I was out on my road bike, my stripped down, “fast” bike. It’s nothing too special mind you – a 30-year old steel tube frame with its original wheels but with the addition of clipless pedals and high pressure clinchers it is a fair bit more responsive than my touring or mountain bikes. When I’m on this bike, I am one with it, we are one entity – my legs, the pedals, the chain, the wheels, the road. It is as if I was 100,000 years in the future when man has evolved to his ultimate form. Okay perhaps that’s getting a little too “out there” but it was a good ride and if you cycle you probably know the feeling.
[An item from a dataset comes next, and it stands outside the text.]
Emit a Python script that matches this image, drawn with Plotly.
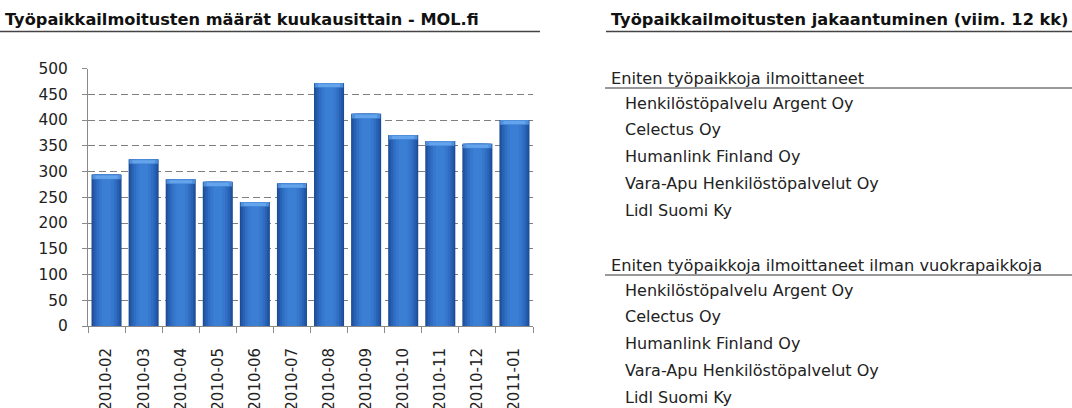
import plotly.graph_objects as go

# ---- data ----
months = ["2010-02", "2010-03", "2010-04", "2010-05", "2010-06", "2010-07",
          "2010-08", "2010-09", "2010-10", "2010-11", "2010-12", "2011-01"]
counts = [294, 324, 285, 280, 241, 277, 472, 412, 371, 359, 354, 400]
y_ticks = [0, 50, 100, 150, 200, 250, 300, 350, 400, 450, 500]

left_title = "Työpaikkailmoitusten määrät kuukausittain - MOL.fi"
right_title = "Työpaikkailmoitusten jakaantuminen (viim. 12 kk)"
group_headers = ["Eniten työpaikkoja ilmoittaneet",
                 "Eniten työpaikkoja ilmoittaneet ilman vuokrapaikkoja"]
group_items = [
    ["Henkilöstöpalvelu Argent Oy", "Celectus Oy", "Humanlink Finland Oy",
     "Vara-Apu Henkilöstöpalvelut Oy", "Lidl Suomi Ky"],
    ["Henkilöstöpalvelu Argent Oy", "Celectus Oy", "Humanlink Finland Oy",
     "Vara-Apu Henkilöstöpalvelut Oy", "Lidl Suomi Ky"],
]

W, H = 1072, 408
FONT = "DejaVu Sans"

def px(x):
    return x / W

def py(y):
    return 1 - y / H

fig = go.Figure()

# cylinder-like shading via overlaid bars of decreasing width
layers = [(0.81, "#1b4c93"), (0.75, "#2256a4"), (0.66, "#2962b5"),
          (0.54, "#306ec4"), (0.40, "#3678cd"), (0.24, "#3b7fd4")]
for w, c in layers:
    fig.add_trace(go.Bar(x=months, y=counts, width=w, marker_color=c,
                         marker_line_width=0, hoverinfo="skip", showlegend=False))

# lighter top cap
cap = 9
fig.add_trace(go.Bar(x=months, y=[cap] * len(counts), base=[v - cap for v in counts],
                     width=0.77, marker_color="#4f8fdc", marker_line_width=0,
                     hoverinfo="skip", showlegend=False))
fig.add_trace(go.Bar(x=months, y=[cap - 3] * len(counts), base=[v - cap + 1 for v in counts],
                     width=0.6, marker_color="#64a4ec", marker_line_width=0,
                     hoverinfo="skip", showlegend=False))

fig.update_layout(
    width=W, height=H, barmode="overlay",
    margin=dict(l=0, r=0, t=0, b=0),
    paper_bgcolor="white", plot_bgcolor="white",
    font=dict(family=FONT, size=15, color="#222"),
    xaxis=dict(domain=[px(88), px(533)], type="category",
               tickangle=-90, ticks="outside", ticklen=6, tickcolor="#8a8a8a",
               tickson="boundaries", showline=True, linecolor="#8a8a8a",
               showgrid=False, automargin=False, ticklabelstandoff=15,
               tickfont=dict(family=FONT, size=15, color="#222")),
    yaxis=dict(domain=[py(326), py(68.5)], range=[0, 500],
               tickvals=y_ticks, ticks="outside", ticklen=5, tickcolor="#8a8a8a",
               showline=True, linecolor="#8a8a8a", showgrid=True,
               gridcolor="#808080", griddash="7px,4px", gridwidth=1,
               zeroline=False, automargin=False, ticklabelstandoff=11,
               tickfont=dict(family=FONT, size=15.4, color="#222")),
)

annotations = []
shapes = []

TX = -2  # annotation padding compensation

# titles
annotations.append(dict(text="<b>" + left_title + "</b>", x=px(5 + TX), y=py(19),
                        xref="paper", yref="paper", xanchor="left", yanchor="middle",
                        showarrow=False, font=dict(family=FONT, size=16.2, color="#111")))
annotations.append(dict(text="<b>" + right_title + "</b>", x=px(611 + TX), y=py(19),
                        xref="paper", yref="paper", xanchor="left", yanchor="middle",
                        showarrow=False, font=dict(family=FONT, size=16.2, color="#111")))
shapes.append(dict(type="line", xref="paper", yref="paper", x0=px(0), x1=px(540),
                   y0=py(31.5), y1=py(31.5), line=dict(color="#444", width=1.5)))
shapes.append(dict(type="line", xref="paper", yref="paper", x0=px(606), x1=px(1072),
                   y0=py(31.5), y1=py(31.5), line=dict(color="#444", width=1.5)))

# right-side lists
header_y = [78, 265]
for g, (hdr, items) in enumerate(zip(group_headers, group_items)):
    hy = header_y[g]
    annotations.append(dict(text=hdr, x=px(611 + TX), y=py(hy), xref="paper", yref="paper",
                            xanchor="left", yanchor="middle", showarrow=False,
                            font=dict(family=FONT, size=16.2, color="#222")))
    shapes.append(dict(type="line", xref="paper", yref="paper", x0=px(605), x1=px(1072),
                       y0=py(hy + 10), y1=py(hy + 10), line=dict(color="#333", width=1)))
    for i, name in enumerate(items):
        annotations.append(dict(text=name, x=px(625 + TX), y=py(hy + 25 + 26.8 * i),
                                xref="paper", yref="paper", xanchor="left", yanchor="middle",
                                showarrow=False, font=dict(family=FONT, size=16, color="#222")))

fig.update_layout(annotations=annotations, shapes=shapes)
fig.write_html("out.html", config={"displayModeBar": False},
               post_script="document.body.style.margin='0';")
So I am cruising along one of my usual training routes through the trails and residential streets from central Edmonton to the Terwilligar area in the southwest. It is a 40K out and back route that I typically do. Also typically I will pause at my turnaround point to eat a few bites of an energy bar (a mint chocolate one I think it was this day).

I arrive at the turnaround, the entry into a quiet cul-de-sac, I slow down, take a deep breath, anticipate my snack and a drink and think how darn good I am feeling. I coast around to the corner and brake to a stop … only to fall over onto the ground (fortunately onto a nice thick , soft area of grass).

You see, so at one with my bike I was feeling, that I completely forgot about unclipping my shoe from the pedal and putting a foot on the ground. Oops!

Fortunately, this happened at a quiet time in a quiet neighborhood, so I don’t think anyone saw me – but I almost wish some one had. I’m sure my fall would have looked like a well rehearsed move and I like a dancer.  I slowly fell onto my butt, then nonchalantly unclipped my shoe as I reached for my water bottle, had a drink and laid back into the grass – ahhh (“I meant to do that – yah, really”).

I had to chuckle then, and I smile every time I recall that ride – and the little non-riding portion when I realized that I wasn’t quite one with the bike.